Responsive design isn’t a new concept. It’s all about prioritizing content based on the available space to communicate. Responsive logos, however, are a newer concept.
What’s a responsive logo?
I was trained to operate with the “Branding is Sacred” mindset – one logo for everything and it should never be tampered with. Times have changed, and so has branding. Now we have to create a logo that will communicate brand recognition on an ever-increasing number of media –ranging from print, digital, and physical applications.
What I’ve learned is that it all condenses down into good planning and producing a set of brand standards that will ensure the brand will be legible in most every situation.
Why’s it important?
Responsive logos are all about prioritizing recognizable information. A brand standards guide will give you all the information you need to make sure that you’re creating something that lives within the look and feel of whatever brand you’re working with. Responsive logos take that one step further by creating a series of logos that are optimized for different scenarios.
The main version of a logo is probably not best suited for the navigation bar of a mobile website, so why not create a special version just for it? By doing this you’re adding an extra layer of control to help make sure the logo is not negatively impacted by being resized. Sure, it’ll add a bit of extra production time but that level of attention to detail is certainly worth it.
An Example of a Recent Responsive Logo Design Project
This image below shows our branding solution for the Shawnee Tribe Cultural Center.
- The full logo (1) is suited best for larger areas.
- The second variant (2) is used when the view space is reduced. The rectangle detail is removed and the secondary type is increased so it does not cause visual issues when decreased in size.
- The next version (3) was created specifically to populate a navigation bar by switching to a more horizontal layout.
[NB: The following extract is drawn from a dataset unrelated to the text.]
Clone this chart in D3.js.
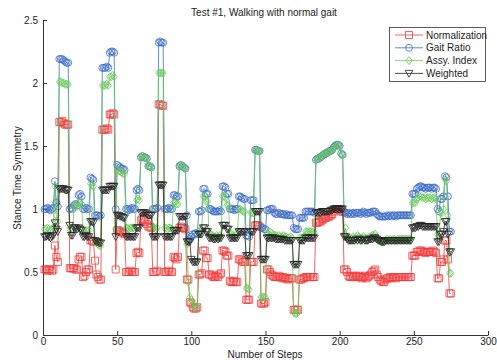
<!DOCTYPE html>
<html>
<head>
<meta charset="utf-8">
<script src="https://cdn.jsdelivr.net/npm/d3@7"></script>
<style>
  body { margin: 0; background: #fff; }
  text { font-family: "Liberation Sans", Arial, sans-serif; fill: #222; }
</style>
</head>
<body>
<div id="chart"></div>
<script>
// series values, one entry per step (step 1..275)
const normalization = [
  0.52,0.52,0.51,0.52,0.52,0.51,0.52,0.71,0.62,0.58,
  1.69,1.69,1.70,1.68,1.67,1.67,1.67,0.53,0.53,0.53,
  0.53,0.52,0.52,0.60,0.62,0.62,0.46,0.47,0.50,0.52,
  0.52,0.75,0.75,0.74,0.59,0.48,0.46,0.44,0.44,1.63,
  1.63,1.63,1.64,1.63,1.75,1.75,1.76,1.75,0.52,0.83,
  0.83,0.82,0.82,0.81,0.80,0.50,0.50,0.50,0.51,0.50,
  0.50,0.50,0.65,0.66,0.65,0.91,0.92,0.91,0.90,0.88,
  0.86,0.86,0.85,0.50,0.50,0.50,0.51,1.83,1.83,1.82,
  1.82,0.50,0.50,0.50,0.51,0.50,0.50,0.62,0.61,0.60,
  0.62,0.85,0.86,0.85,0.85,0.84,0.44,0.44,0.26,0.25,
  0.22,0.21,0.21,0.22,0.48,0.48,0.49,0.67,0.67,0.61,
  0.61,0.48,0.48,0.47,0.46,0.46,0.47,0.46,0.48,0.49,
  0.67,0.67,0.66,0.63,0.63,0.43,0.42,0.42,0.43,0.42,
  0.42,0.60,0.60,0.59,0.58,0.58,0.28,0.28,0.28,0.58,
  0.58,0.58,0.87,0.87,0.87,0.86,0.25,0.25,0.25,0.26,
  0.52,0.52,0.50,0.48,0.47,0.46,0.46,0.46,0.47,0.46,
  0.45,0.46,0.45,0.45,0.44,0.45,0.45,0.45,0.20,0.20,
  0.20,0.20,0.44,0.44,0.45,0.45,0.46,0.46,0.46,0.46,
  0.46,0.46,0.46,0.89,0.89,0.90,0.90,0.91,0.92,0.93,
  0.93,0.94,0.94,0.95,0.96,0.98,1.00,1.00,1.00,0.99,
  0.98,0.98,0.52,0.52,0.50,0.47,0.46,0.46,0.47,0.46,
  0.47,0.46,0.47,0.46,0.45,0.46,0.47,0.45,0.46,0.47,
  0.48,0.50,0.51,0.52,0.48,0.46,0.44,0.43,0.42,0.42,
  0.44,0.45,0.45,0.46,0.45,0.46,0.46,0.45,0.46,0.46,
  0.46,0.46,0.46,0.46,0.46,0.46,0.46,0.46,0.63,0.63,
  0.63,0.66,0.66,0.67,0.67,0.66,0.66,0.65,0.66,0.66,
  0.66,0.66,0.67,0.66,0.65,0.45,0.45,0.58,0.58,0.60,
  0.75,0.75,0.60,0.33,0.33
];
const gaitRatio = [
  1.00,1.00,1.01,1.00,0.99,1.00,1.01,1.22,1.05,1.02,
  2.19,2.19,2.19,2.18,2.17,2.16,2.16,1.00,1.01,1.00,
  1.03,1.04,1.03,1.11,1.12,1.10,1.00,1.00,1.01,1.00,
  1.00,1.25,1.24,1.23,0.95,0.95,0.95,0.94,0.95,2.12,
  2.12,2.12,2.13,2.12,2.24,2.25,2.25,2.24,1.00,1.35,
  1.34,1.33,1.32,1.32,1.31,1.00,1.00,0.99,1.00,1.01,
  1.00,1.00,1.15,1.16,1.15,1.41,1.42,1.41,1.41,1.40,
  1.34,1.34,1.33,1.00,1.00,1.00,1.01,2.32,2.33,2.32,
  2.32,1.00,1.00,1.00,1.01,1.00,1.00,1.11,1.11,1.10,
  1.10,1.34,1.35,1.34,1.33,1.32,0.95,0.75,0.76,0.78,
  0.80,0.80,0.81,0.80,0.98,0.98,0.99,1.16,1.16,1.12,
  1.12,1.00,1.00,0.99,0.98,0.98,0.98,0.98,0.99,0.98,
  1.18,1.18,1.17,1.12,1.12,1.00,1.00,1.00,0.99,1.00,
  1.00,1.10,1.10,1.09,1.08,1.08,0.79,0.79,0.78,1.07,
  1.07,1.07,1.47,1.47,1.46,1.46,0.85,0.85,0.84,0.84,
  0.99,0.99,1.00,1.00,1.00,0.97,0.96,0.96,0.97,0.96,
  0.96,0.96,0.95,0.96,0.95,0.95,0.95,0.95,0.85,0.84,
  0.84,0.84,0.93,0.93,0.93,0.93,0.98,0.98,0.98,0.98,
  0.98,0.98,0.97,1.39,1.40,1.40,1.41,1.42,1.43,1.44,
  1.44,1.45,1.46,1.46,1.47,1.49,1.50,1.51,1.51,1.50,
  1.44,1.43,0.97,0.97,0.96,0.97,0.96,0.96,0.97,0.96,
  0.97,0.97,0.97,0.96,0.97,0.98,0.97,0.96,0.97,0.97,
  0.97,0.98,0.98,0.98,0.96,0.95,0.94,0.94,0.94,0.94,
  0.94,0.95,0.94,0.95,0.94,0.95,0.95,0.94,0.95,0.95,
  0.95,0.95,0.95,0.95,0.95,0.95,0.95,0.95,1.12,1.12,
  1.12,1.16,1.17,1.18,1.18,1.17,1.17,1.16,1.17,1.17,
  1.17,1.16,1.17,1.17,1.16,1.00,0.98,1.08,1.08,1.10,
  1.26,1.25,1.10,0.82,0.82
];
const assyIndex = [
  0.84,0.84,0.85,0.84,0.83,0.84,0.85,1.18,0.95,0.90,
  2.01,2.01,2.00,2.00,1.99,1.99,1.99,0.84,0.85,0.84,
  1.02,1.03,1.02,1.05,1.05,1.04,0.82,0.82,0.83,0.82,
  0.83,1.20,1.19,1.18,0.74,0.73,0.72,0.71,0.71,1.98,
  1.98,1.98,1.99,1.98,2.05,2.05,2.06,2.05,0.84,1.31,
  1.30,1.30,1.29,1.28,1.28,0.85,0.85,0.84,0.85,0.85,
  0.85,0.84,1.07,1.08,1.07,1.41,1.42,1.41,1.41,1.40,
  1.34,1.34,1.33,0.85,0.85,0.84,0.85,2.08,2.08,2.08,
  2.08,0.85,0.85,0.84,0.85,0.85,0.84,1.05,1.05,1.04,
  1.04,1.34,1.35,1.34,1.33,1.32,0.72,0.42,0.30,0.28,
  0.24,0.22,0.22,0.23,0.82,0.83,0.83,1.10,1.10,1.06,
  1.06,0.80,0.80,0.79,0.78,0.78,0.79,0.78,0.79,0.78,
  1.10,1.10,1.09,1.03,1.03,0.80,0.80,0.79,0.78,0.80,
  0.80,1.00,1.00,0.99,0.98,0.98,0.37,0.37,0.36,0.97,
  0.97,0.97,1.46,1.47,1.46,1.46,0.30,0.30,0.30,0.30,
  0.80,0.80,0.82,0.81,0.80,0.79,0.79,0.78,0.79,0.78,
  0.78,0.79,0.78,0.78,0.77,0.77,0.78,0.77,0.18,0.17,
  0.17,0.18,0.77,0.77,0.77,0.78,0.82,0.82,0.82,0.82,
  0.82,0.82,0.81,1.39,1.40,1.40,1.41,1.42,1.43,1.44,
  1.44,1.45,1.45,1.46,1.47,1.48,1.49,1.50,1.51,1.50,
  1.43,1.43,0.80,0.85,0.78,0.76,0.77,0.76,0.78,0.77,
  0.78,0.79,0.78,0.77,0.77,0.78,0.77,0.77,0.76,0.78,
  0.78,0.79,0.79,0.80,0.78,0.76,0.75,0.74,0.74,0.74,
  0.75,0.76,0.75,0.76,0.75,0.76,0.76,0.75,0.76,0.76,
  0.76,0.76,0.76,0.76,0.76,0.76,0.76,0.76,1.05,1.05,
  1.05,1.08,1.09,1.10,1.10,1.09,1.09,1.08,1.09,1.09,
  1.09,1.08,1.09,1.09,1.08,0.80,0.78,0.97,0.97,1.00,
  1.24,1.22,0.95,0.49,0.49
];
const weighted = [
  0.78,0.78,0.79,0.78,0.77,0.78,0.79,0.89,0.84,0.82,
  1.16,1.16,1.16,1.16,1.15,1.15,1.15,0.87,0.79,0.79,
  0.85,0.85,0.84,0.85,0.84,0.83,0.78,0.78,0.79,0.78,
  0.78,0.90,0.90,0.89,0.75,0.74,0.74,0.73,0.73,1.15,
  1.15,1.15,1.15,1.15,1.18,1.18,1.18,1.18,0.78,0.95,
  0.95,0.94,0.94,0.93,0.93,0.78,0.78,0.78,0.78,0.78,
  0.78,0.78,0.85,0.85,0.85,0.97,0.97,0.97,0.97,0.96,
  0.95,0.95,0.95,0.78,0.78,0.78,0.78,1.19,1.19,1.19,
  1.19,0.78,0.78,0.78,0.78,0.78,0.78,0.83,0.83,0.83,
  0.83,0.94,0.94,0.94,0.94,0.94,0.74,0.74,0.74,0.60,
  0.58,0.58,0.58,0.58,0.80,0.80,0.80,0.85,0.85,0.82,
  0.82,0.77,0.77,0.77,0.76,0.76,0.77,0.76,0.77,0.77,
  0.87,0.87,0.87,0.84,0.84,0.77,0.77,0.77,0.77,0.77,
  0.77,0.82,0.82,0.82,0.82,0.82,0.63,0.63,0.63,0.82,
  0.82,0.82,0.98,0.98,0.98,0.98,0.60,0.60,0.60,0.60,
  0.77,0.77,0.77,0.77,0.77,0.77,0.76,0.76,0.76,0.76,
  0.76,0.76,0.75,0.75,0.75,0.75,0.75,0.75,0.56,0.56,
  0.56,0.56,0.75,0.75,0.75,0.75,0.77,0.77,0.77,0.77,
  0.77,0.77,0.77,0.97,0.97,0.97,0.97,0.98,0.98,0.98,
  0.98,0.98,0.98,0.99,0.99,1.00,1.00,1.00,1.00,1.00,
  1.00,1.00,0.78,0.78,0.76,0.75,0.75,0.75,0.75,0.75,
  0.76,0.75,0.76,0.75,0.75,0.76,0.75,0.75,0.75,0.76,
  0.76,0.76,0.77,0.77,0.76,0.75,0.75,0.74,0.74,0.74,
  0.75,0.75,0.75,0.75,0.75,0.75,0.75,0.75,0.75,0.75,
  0.75,0.75,0.75,0.75,0.75,0.75,0.75,0.75,0.85,0.85,
  0.85,0.86,0.86,0.87,0.87,0.86,0.86,0.86,0.86,0.86,
  0.86,0.86,0.86,0.86,0.86,0.74,0.74,0.80,0.80,0.82,
  0.90,0.90,0.80,0.66,0.66
];

const seriesNames = ['Normalization', 'Gait Ratio', 'Assy. Index', 'Weighted'];
const xTicks = [0, 50, 100, 150, 200, 250, 300];
const yTicks = [0, 0.5, 1, 1.5, 2, 2.5];

const W = 497, H = 360;
const margin = { top: 20, right: 9, bottom: 25, left: 43 };

const svg = d3.select('#chart').append('svg')
  .attr('width', W).attr('height', H);

const x = d3.scaleLinear().domain([0, 300]).range([margin.left, W - margin.right]);
const y = d3.scaleLinear().domain([0, 2.5]).range([H - margin.bottom, margin.top]);

// axes (ticks pointing inward, matlab style)
svg.append('g')
  .attr('transform', `translate(0,${H - margin.bottom})`)
  .call(d3.axisBottom(x).tickValues(xTicks).tickSizeInner(-4).tickSizeOuter(0).tickPadding(3).tickFormat(d3.format('d')))
  .call(g => g.selectAll('text').attr('font-size', 10).attr('fill', '#222'))
  .call(g => g.selectAll('line, path').attr('stroke', '#333'));

svg.append('g')
  .attr('transform', `translate(${margin.left},0)`)
  .call(d3.axisLeft(y).tickValues(yTicks).tickSizeInner(-4).tickSizeOuter(0).tickPadding(5).tickFormat(d => d3.format('')(d)))
  .call(g => g.selectAll('text').attr('font-size', 10).attr('fill', '#222'))
  .call(g => g.selectAll('line, path').attr('stroke', '#333'));

// labels
svg.append('text').attr('x', 264).attr('y', 16).attr('text-anchor', 'middle')
  .attr('font-size', 10).text('Test #1, Walking with normal gait');
svg.append('text').attr('x', 265).attr('y', 358).attr('text-anchor', 'middle')
  .attr('font-size', 10).text('Number of Steps');
svg.append('text').attr('transform', 'translate(21,178) rotate(-90)').attr('text-anchor', 'middle')
  .attr('font-size', 10).text('Stance Time Symmetry');

const styles = [
  { data: normalization, color: '#f03c3c', marker: 'square' },
  { data: gaitRatio, color: '#3d6cc9', marker: 'circle' },
  { data: assyIndex, color: '#69c95a', marker: 'diamond' },
  { data: weighted, color: '#222', marker: 'triangle' }
];

function markerPath(type) {
  if (type === 'square') return 'M-3.5,-3.5H3.5V3.5H-3.5Z';
  if (type === 'circle') return d3.symbol(d3.symbolCircle, 38)();
  if (type === 'diamond') return 'M0,-4L3,0L0,4L-3,0Z';
  return 'M-3.8,-3L3.8,-3L0,3.8Z';
}

const line = d3.line().x((d, i) => x(i + 1)).y(d => y(d));

styles.forEach(s => {
  svg.append('path').datum(s.data)
    .attr('fill', 'none').attr('stroke', s.color).attr('stroke-width', 0.8).attr('d', line);
  svg.append('g').selectAll('path').data(s.data).join('path')
    .attr('transform', (d, i) => `translate(${x(i + 1)},${y(d)})`)
    .attr('d', markerPath(s.marker))
    .attr('fill', 'none').attr('stroke', s.color).attr('stroke-width', 0.8);
});

// legend
const lg = svg.append('g');
lg.append('rect').attr('x', 389.5).attr('y', 27.5).attr('width', 96).attr('height', 54)
  .attr('fill', '#fff').attr('stroke', '#333').attr('stroke-width', 0.8);
seriesNames.forEach((name, i) => {
  const ly = 35 + i * 12.8;
  lg.append('line').attr('x1', 395).attr('x2', 423).attr('y1', ly).attr('y2', ly)
    .attr('stroke', styles[i].color).attr('stroke-width', 0.8);
  lg.append('path').attr('transform', `translate(409,${ly})`).attr('d', markerPath(styles[i].marker))
    .attr('fill', 'none').attr('stroke', styles[i].color).attr('stroke-width', 0.8);
  lg.append('text').attr('x', 426).attr('y', ly + 3.5).attr('font-size', 10).text(name);
});
</script>
</body>
</html>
- The next version (4) is just the mark with some of the shapes adjusted and colors simplified to be more clear at even smaller sizes. The idea is that by the time the user sees this version, they will have been exposed to the branding enough that it still, visually, links back to the full logo.
- The final version (5) has been reduced to 2 colors and the shapes have been simplified, again, to only have 4 pointed shapes instead of 6 in the primary logo. This version would populate a favicon area.
The days of designers creating one logo for everything from vehicle signage to letterhead are long over. The days of designers creating a unified brand across a variety of digital media display is here.